Return the lines that follow, exactly as they appear, from the first through the one containing "from matplotlib.patches import"; no pictures are to be included.

▸ **Material to process**

********

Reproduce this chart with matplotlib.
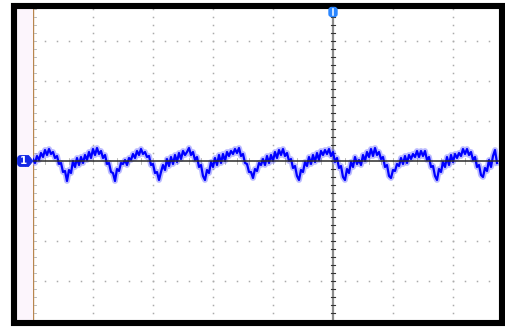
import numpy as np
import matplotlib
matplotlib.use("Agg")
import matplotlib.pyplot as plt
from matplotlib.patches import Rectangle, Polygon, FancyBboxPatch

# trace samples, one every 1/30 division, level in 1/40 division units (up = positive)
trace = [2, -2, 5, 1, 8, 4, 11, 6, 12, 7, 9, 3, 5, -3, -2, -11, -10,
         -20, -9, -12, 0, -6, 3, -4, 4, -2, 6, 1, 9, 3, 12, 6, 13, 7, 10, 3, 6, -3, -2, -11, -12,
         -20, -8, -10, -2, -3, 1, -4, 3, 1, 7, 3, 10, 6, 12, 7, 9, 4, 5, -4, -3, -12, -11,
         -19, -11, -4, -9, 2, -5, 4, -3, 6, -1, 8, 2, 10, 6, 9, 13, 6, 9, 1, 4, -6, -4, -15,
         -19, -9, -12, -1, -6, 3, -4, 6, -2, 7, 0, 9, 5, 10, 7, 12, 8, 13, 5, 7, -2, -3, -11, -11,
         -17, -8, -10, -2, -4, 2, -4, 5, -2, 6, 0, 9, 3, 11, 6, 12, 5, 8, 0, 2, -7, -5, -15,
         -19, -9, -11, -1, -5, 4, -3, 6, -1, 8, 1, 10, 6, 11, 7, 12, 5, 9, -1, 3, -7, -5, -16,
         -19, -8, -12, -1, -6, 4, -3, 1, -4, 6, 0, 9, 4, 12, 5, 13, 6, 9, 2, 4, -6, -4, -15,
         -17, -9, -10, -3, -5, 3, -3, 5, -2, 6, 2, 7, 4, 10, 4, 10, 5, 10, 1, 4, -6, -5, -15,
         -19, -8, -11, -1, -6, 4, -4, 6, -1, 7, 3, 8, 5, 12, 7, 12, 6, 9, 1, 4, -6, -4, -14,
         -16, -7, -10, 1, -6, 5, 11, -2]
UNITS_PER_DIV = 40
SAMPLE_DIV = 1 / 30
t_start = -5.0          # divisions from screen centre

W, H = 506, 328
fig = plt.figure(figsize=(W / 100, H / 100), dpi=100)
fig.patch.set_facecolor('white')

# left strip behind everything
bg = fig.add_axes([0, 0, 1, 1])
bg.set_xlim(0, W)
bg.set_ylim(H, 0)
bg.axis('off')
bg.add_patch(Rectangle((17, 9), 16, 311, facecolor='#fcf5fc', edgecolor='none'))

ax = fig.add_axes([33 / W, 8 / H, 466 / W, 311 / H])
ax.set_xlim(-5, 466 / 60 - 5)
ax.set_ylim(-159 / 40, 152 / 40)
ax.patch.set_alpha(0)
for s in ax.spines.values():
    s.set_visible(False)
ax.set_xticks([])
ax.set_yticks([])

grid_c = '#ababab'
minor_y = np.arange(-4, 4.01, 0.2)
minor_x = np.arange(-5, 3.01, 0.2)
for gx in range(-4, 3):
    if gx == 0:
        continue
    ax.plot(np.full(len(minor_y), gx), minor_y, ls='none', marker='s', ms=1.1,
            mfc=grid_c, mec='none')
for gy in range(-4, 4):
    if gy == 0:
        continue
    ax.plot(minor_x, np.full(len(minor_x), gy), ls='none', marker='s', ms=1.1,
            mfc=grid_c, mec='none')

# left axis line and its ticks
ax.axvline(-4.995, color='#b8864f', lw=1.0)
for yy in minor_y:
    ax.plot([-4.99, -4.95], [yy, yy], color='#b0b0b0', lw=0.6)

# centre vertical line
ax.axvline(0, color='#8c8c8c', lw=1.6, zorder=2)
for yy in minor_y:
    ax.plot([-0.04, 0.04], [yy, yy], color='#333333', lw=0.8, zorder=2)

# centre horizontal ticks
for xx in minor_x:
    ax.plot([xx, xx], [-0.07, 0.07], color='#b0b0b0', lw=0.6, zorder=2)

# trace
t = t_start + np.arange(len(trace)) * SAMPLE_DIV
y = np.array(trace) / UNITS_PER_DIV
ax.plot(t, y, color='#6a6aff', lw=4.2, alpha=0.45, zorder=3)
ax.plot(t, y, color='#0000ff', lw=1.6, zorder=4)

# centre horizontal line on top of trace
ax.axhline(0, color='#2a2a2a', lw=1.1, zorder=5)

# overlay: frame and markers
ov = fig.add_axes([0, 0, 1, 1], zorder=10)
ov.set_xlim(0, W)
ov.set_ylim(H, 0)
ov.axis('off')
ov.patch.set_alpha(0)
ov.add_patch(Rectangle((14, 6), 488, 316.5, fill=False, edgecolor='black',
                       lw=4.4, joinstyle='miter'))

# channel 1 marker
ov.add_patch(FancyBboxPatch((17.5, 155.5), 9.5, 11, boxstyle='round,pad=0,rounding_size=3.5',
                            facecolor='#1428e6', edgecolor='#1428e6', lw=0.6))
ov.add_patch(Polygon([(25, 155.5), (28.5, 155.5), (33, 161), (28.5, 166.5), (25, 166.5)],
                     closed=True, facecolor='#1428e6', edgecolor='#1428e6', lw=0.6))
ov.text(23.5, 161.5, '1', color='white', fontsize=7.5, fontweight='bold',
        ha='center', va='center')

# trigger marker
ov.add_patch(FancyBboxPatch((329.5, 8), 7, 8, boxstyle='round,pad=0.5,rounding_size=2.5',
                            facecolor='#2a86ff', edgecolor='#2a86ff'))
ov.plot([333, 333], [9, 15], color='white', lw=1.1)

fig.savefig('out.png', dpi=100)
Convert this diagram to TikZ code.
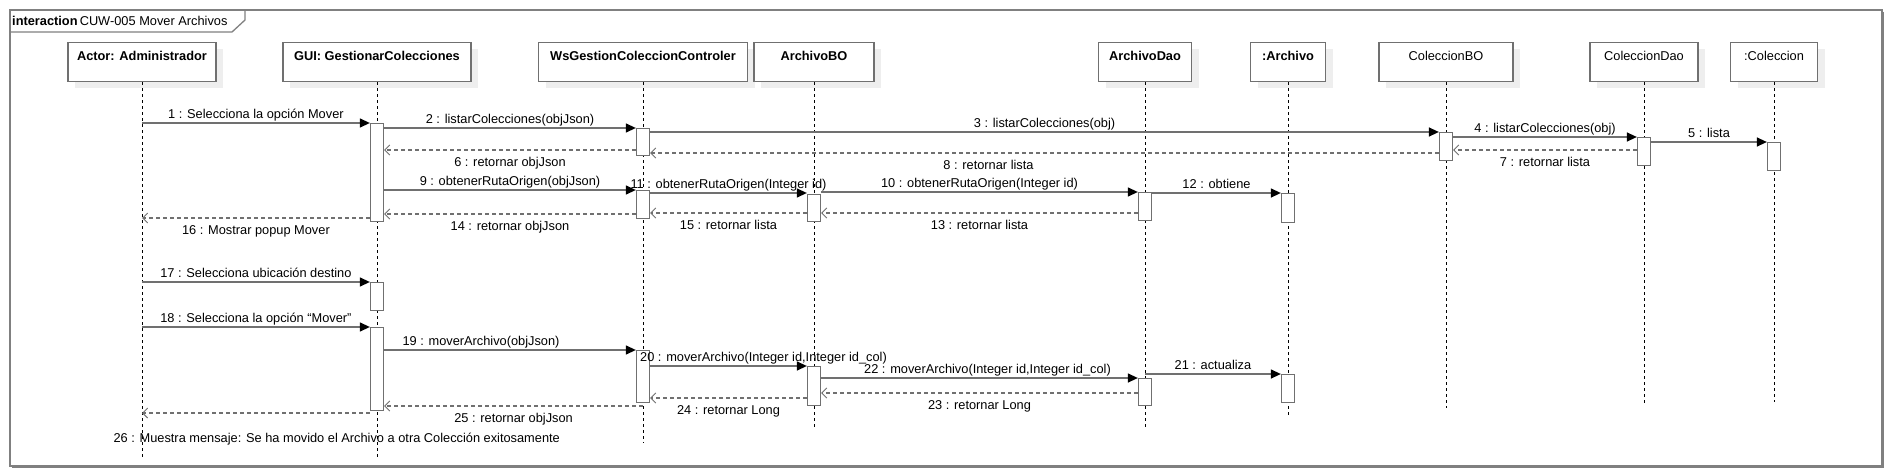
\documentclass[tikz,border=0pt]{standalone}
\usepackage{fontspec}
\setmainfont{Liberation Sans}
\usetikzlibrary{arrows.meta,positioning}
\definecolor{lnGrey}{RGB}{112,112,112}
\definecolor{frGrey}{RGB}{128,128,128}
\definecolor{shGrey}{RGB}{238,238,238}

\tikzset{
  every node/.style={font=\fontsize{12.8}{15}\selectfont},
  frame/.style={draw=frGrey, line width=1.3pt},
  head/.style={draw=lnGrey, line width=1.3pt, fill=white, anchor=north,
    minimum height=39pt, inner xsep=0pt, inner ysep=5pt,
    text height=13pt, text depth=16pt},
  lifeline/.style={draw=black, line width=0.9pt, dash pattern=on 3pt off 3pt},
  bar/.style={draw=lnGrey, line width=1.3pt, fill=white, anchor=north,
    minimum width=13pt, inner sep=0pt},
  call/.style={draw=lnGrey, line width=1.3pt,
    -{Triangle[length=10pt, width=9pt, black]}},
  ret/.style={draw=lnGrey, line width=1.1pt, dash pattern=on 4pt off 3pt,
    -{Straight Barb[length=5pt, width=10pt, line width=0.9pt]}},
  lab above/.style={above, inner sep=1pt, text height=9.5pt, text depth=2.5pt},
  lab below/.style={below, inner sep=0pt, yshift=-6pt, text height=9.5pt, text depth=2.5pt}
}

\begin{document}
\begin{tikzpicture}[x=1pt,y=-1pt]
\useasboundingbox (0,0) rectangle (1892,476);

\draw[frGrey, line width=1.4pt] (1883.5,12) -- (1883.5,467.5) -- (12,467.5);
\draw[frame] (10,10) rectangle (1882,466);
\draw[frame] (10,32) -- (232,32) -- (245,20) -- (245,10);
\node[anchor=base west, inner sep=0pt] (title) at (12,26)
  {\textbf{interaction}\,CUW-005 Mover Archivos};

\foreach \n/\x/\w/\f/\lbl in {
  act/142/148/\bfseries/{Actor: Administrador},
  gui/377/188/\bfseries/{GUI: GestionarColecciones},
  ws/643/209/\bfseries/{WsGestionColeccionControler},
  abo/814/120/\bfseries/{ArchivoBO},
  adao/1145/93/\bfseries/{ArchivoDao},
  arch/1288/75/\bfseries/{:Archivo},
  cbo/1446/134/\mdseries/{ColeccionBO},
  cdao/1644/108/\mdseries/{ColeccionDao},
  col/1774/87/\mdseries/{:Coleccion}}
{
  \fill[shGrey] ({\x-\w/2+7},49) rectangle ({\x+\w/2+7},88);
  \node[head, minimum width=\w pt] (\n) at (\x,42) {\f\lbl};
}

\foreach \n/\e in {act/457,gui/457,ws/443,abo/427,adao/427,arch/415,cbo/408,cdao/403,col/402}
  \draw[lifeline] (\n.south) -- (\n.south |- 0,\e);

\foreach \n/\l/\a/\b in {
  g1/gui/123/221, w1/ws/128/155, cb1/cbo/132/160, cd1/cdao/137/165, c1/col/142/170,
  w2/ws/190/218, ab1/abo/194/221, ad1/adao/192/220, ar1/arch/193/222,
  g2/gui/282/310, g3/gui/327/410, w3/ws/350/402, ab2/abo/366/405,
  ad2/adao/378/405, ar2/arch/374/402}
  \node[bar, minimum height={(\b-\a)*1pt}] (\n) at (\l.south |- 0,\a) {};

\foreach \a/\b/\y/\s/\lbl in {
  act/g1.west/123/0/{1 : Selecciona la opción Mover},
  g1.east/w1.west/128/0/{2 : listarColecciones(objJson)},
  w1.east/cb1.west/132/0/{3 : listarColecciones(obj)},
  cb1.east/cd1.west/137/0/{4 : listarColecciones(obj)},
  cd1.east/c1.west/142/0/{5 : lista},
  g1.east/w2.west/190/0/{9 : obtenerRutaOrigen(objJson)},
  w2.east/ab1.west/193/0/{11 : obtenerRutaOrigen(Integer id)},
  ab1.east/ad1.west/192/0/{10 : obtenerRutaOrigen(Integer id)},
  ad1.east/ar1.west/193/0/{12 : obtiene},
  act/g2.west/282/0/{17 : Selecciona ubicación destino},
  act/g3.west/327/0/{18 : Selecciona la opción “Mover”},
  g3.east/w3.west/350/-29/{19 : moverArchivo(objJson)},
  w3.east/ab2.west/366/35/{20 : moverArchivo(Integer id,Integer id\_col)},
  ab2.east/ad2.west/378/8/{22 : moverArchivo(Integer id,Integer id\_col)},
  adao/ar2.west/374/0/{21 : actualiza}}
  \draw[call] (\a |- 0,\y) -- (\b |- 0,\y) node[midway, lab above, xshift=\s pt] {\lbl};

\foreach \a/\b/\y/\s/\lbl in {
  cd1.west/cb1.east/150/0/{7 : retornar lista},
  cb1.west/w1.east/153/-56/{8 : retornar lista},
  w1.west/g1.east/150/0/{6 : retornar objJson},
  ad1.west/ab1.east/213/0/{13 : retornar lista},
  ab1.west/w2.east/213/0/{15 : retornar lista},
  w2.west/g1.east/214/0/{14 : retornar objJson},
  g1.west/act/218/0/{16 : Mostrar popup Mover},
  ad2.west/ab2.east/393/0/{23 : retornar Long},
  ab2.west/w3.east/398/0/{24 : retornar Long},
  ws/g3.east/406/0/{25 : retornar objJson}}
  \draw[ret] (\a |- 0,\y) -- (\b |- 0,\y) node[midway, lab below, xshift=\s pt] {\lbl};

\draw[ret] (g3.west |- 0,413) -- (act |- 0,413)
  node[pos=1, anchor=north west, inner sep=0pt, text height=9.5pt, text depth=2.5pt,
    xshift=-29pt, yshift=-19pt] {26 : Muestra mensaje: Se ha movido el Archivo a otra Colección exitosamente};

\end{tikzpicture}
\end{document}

********

▸ **Correct response**
Reproduce this chart with matplotlib.
import numpy as np
import matplotlib
matplotlib.use("Agg")
import matplotlib.pyplot as plt
from matplotlib.patches import Rectangle, Polygon, FancyBboxPatch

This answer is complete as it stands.